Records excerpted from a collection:
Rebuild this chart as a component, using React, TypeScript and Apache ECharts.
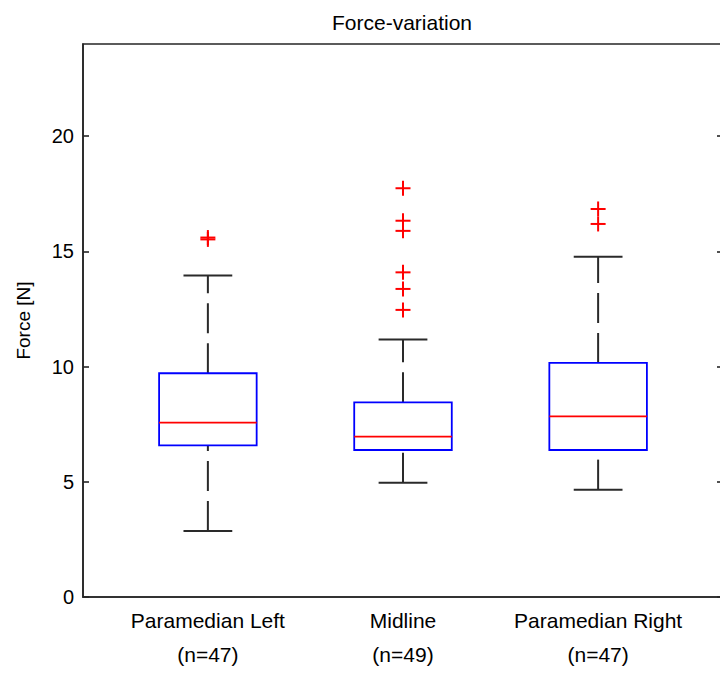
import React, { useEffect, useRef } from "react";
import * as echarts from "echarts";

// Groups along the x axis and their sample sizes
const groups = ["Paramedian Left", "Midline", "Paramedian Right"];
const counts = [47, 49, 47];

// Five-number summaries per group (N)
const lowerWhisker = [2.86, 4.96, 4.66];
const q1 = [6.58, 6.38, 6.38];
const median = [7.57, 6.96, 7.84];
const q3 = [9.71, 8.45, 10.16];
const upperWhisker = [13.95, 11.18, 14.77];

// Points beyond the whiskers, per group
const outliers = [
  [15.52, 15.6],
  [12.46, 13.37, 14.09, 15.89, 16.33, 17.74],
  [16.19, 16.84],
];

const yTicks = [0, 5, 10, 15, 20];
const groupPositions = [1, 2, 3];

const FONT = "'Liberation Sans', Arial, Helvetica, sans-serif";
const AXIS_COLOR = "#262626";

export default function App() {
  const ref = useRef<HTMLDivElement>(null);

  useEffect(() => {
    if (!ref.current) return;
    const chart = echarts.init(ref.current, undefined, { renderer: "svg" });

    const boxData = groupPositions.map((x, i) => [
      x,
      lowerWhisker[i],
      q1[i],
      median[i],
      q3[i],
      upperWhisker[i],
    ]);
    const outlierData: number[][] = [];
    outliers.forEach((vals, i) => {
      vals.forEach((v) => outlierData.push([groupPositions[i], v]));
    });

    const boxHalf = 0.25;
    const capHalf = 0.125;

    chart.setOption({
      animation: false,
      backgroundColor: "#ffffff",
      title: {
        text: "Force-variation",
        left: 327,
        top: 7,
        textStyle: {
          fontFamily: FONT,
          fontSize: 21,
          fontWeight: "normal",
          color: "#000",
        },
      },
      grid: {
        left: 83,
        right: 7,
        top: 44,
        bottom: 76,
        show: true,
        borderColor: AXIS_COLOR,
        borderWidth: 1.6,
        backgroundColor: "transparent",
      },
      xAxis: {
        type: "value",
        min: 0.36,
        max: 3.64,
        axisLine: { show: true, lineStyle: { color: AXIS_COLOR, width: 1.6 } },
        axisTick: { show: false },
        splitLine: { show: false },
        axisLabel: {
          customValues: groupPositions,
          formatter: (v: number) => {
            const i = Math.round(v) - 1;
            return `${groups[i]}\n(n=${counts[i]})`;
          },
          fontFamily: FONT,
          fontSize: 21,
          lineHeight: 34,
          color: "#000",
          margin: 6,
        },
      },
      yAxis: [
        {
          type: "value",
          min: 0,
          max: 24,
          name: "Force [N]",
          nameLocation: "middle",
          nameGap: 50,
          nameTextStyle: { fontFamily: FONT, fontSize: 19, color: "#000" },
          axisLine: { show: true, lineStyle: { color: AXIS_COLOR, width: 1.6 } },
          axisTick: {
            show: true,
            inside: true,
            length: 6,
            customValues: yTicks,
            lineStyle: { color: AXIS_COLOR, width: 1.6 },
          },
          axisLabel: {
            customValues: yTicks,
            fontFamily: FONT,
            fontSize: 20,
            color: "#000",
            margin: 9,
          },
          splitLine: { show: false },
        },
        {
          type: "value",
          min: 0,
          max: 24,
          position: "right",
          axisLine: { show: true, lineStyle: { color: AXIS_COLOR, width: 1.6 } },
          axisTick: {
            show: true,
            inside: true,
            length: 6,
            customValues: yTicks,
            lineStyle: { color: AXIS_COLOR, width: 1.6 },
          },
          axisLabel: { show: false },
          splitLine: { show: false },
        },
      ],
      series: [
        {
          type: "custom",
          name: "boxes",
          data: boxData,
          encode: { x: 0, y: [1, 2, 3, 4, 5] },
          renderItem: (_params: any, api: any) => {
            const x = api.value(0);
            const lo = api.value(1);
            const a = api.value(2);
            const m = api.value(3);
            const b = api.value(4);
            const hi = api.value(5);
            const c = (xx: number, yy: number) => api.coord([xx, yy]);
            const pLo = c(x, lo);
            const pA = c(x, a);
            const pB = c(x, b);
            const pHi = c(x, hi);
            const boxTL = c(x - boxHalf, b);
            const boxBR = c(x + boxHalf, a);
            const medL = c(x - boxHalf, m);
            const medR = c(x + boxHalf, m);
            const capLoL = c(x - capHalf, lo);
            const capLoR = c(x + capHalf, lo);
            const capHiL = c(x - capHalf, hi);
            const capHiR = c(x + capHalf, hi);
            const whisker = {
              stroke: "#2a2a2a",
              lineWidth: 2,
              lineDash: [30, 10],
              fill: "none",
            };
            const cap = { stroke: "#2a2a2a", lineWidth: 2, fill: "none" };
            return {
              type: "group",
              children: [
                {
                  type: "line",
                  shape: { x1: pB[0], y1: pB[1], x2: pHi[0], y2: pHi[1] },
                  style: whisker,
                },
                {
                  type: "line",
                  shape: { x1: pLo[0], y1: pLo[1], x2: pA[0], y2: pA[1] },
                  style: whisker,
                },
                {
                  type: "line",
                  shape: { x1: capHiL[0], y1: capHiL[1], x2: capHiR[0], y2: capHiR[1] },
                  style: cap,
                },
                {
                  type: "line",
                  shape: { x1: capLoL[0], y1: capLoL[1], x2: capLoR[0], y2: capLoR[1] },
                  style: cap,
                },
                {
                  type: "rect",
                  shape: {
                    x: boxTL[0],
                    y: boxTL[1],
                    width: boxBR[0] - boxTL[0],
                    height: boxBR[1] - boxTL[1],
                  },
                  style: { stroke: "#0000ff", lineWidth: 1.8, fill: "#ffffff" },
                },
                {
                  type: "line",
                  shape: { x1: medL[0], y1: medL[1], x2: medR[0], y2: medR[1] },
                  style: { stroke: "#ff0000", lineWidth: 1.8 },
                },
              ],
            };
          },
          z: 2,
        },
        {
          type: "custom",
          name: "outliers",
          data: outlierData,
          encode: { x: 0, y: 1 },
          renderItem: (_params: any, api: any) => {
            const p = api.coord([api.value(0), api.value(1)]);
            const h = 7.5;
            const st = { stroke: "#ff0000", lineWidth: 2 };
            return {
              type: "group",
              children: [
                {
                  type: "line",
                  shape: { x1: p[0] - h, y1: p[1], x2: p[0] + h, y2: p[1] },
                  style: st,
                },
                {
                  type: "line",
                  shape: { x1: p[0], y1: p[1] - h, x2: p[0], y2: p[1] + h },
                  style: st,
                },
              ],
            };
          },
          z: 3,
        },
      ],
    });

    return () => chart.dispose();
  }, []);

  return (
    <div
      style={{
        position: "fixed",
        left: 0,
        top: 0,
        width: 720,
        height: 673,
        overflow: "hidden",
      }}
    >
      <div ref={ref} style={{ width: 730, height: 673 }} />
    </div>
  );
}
==
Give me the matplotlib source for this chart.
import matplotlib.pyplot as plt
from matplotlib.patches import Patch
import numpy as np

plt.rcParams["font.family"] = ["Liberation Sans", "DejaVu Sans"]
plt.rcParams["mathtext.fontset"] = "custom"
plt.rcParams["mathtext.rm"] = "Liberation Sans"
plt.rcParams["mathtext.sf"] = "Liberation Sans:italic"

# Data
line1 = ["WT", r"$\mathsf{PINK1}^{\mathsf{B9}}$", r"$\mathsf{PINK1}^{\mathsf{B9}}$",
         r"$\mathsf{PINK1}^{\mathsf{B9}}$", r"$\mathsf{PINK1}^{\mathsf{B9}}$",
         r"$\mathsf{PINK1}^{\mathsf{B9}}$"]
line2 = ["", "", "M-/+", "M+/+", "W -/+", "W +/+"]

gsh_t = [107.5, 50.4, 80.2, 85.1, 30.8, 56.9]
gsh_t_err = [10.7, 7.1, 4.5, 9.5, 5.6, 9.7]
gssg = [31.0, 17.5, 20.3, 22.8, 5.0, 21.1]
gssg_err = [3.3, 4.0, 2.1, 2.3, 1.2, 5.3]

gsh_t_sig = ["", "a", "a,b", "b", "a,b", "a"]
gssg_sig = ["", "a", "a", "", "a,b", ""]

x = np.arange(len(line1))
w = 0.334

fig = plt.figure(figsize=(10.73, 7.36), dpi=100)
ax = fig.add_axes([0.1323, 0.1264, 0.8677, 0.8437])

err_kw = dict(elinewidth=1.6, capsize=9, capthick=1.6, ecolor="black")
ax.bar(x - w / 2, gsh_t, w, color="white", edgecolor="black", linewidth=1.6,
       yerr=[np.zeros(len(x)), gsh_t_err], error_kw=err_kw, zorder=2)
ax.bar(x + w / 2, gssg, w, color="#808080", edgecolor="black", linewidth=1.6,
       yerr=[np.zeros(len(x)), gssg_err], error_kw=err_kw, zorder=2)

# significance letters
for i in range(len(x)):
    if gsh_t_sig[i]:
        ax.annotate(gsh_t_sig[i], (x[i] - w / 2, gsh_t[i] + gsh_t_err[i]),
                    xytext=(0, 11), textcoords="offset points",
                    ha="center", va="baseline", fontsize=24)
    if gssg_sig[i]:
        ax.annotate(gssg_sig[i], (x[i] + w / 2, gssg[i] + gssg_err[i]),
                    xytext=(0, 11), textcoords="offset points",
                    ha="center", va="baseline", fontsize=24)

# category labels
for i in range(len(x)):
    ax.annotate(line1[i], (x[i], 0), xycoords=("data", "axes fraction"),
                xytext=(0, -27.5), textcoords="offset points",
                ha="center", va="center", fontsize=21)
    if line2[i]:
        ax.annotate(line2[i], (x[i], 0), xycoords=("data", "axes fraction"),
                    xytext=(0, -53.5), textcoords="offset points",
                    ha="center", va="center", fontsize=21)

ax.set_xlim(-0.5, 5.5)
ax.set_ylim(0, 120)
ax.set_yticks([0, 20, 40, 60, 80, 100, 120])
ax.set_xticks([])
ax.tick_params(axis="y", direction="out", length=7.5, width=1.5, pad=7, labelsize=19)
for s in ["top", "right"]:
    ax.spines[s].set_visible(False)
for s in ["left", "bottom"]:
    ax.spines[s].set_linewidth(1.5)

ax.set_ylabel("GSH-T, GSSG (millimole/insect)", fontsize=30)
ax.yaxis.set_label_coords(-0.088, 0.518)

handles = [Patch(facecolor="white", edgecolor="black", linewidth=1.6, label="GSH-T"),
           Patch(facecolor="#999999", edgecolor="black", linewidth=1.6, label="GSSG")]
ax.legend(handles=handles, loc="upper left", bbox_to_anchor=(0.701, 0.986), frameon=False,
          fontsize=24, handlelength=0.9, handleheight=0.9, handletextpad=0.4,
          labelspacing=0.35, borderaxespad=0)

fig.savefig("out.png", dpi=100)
* * *
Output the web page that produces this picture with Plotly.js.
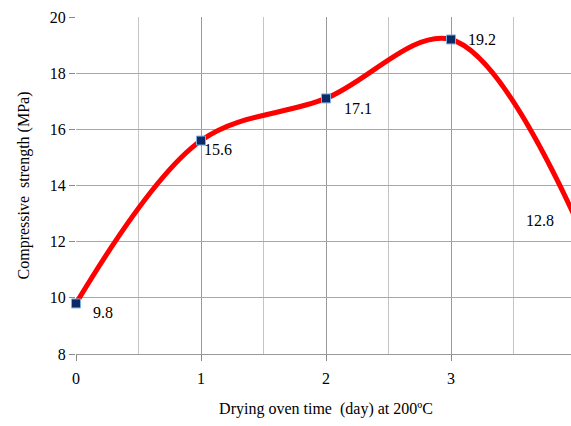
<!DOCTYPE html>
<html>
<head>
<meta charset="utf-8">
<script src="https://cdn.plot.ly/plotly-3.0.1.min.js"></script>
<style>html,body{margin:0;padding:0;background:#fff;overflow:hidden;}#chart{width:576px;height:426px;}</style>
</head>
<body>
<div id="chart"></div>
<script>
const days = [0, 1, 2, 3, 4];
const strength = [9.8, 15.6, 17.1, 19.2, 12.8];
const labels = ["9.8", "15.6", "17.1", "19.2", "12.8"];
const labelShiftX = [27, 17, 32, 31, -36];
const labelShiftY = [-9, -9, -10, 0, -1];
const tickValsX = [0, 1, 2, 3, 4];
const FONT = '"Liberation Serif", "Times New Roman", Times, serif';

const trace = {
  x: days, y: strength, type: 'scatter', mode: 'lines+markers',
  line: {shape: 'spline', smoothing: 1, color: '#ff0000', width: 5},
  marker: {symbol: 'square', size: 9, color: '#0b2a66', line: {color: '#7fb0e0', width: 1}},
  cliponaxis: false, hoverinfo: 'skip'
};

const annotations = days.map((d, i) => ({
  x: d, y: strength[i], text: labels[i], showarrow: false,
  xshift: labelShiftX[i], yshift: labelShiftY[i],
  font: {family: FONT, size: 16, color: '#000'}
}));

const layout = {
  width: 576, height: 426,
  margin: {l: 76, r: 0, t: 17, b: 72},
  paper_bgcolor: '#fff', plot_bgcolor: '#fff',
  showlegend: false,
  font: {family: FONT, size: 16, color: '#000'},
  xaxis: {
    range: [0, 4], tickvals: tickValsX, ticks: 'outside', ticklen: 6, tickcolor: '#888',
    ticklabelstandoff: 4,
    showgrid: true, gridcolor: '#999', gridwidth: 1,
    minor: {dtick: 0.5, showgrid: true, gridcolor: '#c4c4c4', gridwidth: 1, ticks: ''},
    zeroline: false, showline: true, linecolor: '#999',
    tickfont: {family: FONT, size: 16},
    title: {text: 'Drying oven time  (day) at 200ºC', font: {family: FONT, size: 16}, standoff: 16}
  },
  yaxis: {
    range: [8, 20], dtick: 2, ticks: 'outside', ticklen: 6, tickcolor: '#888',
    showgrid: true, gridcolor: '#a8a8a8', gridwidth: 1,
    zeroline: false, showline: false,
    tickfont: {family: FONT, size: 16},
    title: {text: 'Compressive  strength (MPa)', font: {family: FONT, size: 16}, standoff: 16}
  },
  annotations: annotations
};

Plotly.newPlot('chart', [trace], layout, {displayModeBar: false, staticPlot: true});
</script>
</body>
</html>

* DIRECTIONS
Above are some records. Reproduce the lines from the one with "Rebuild this chart" down to the one with "const counts = [47, 49, 47];", keeping both, and leave every picture out.

* CORRECT OUTPUT
Rebuild this chart as a component, using React, TypeScript and Apache ECharts.
import React, { useEffect, useRef } from "react";
import * as echarts from "echarts";

// Groups along the x axis and their sample sizes
const groups = ["Paramedian Left", "Midline", "Paramedian Right"];
const counts = [47, 49, 47];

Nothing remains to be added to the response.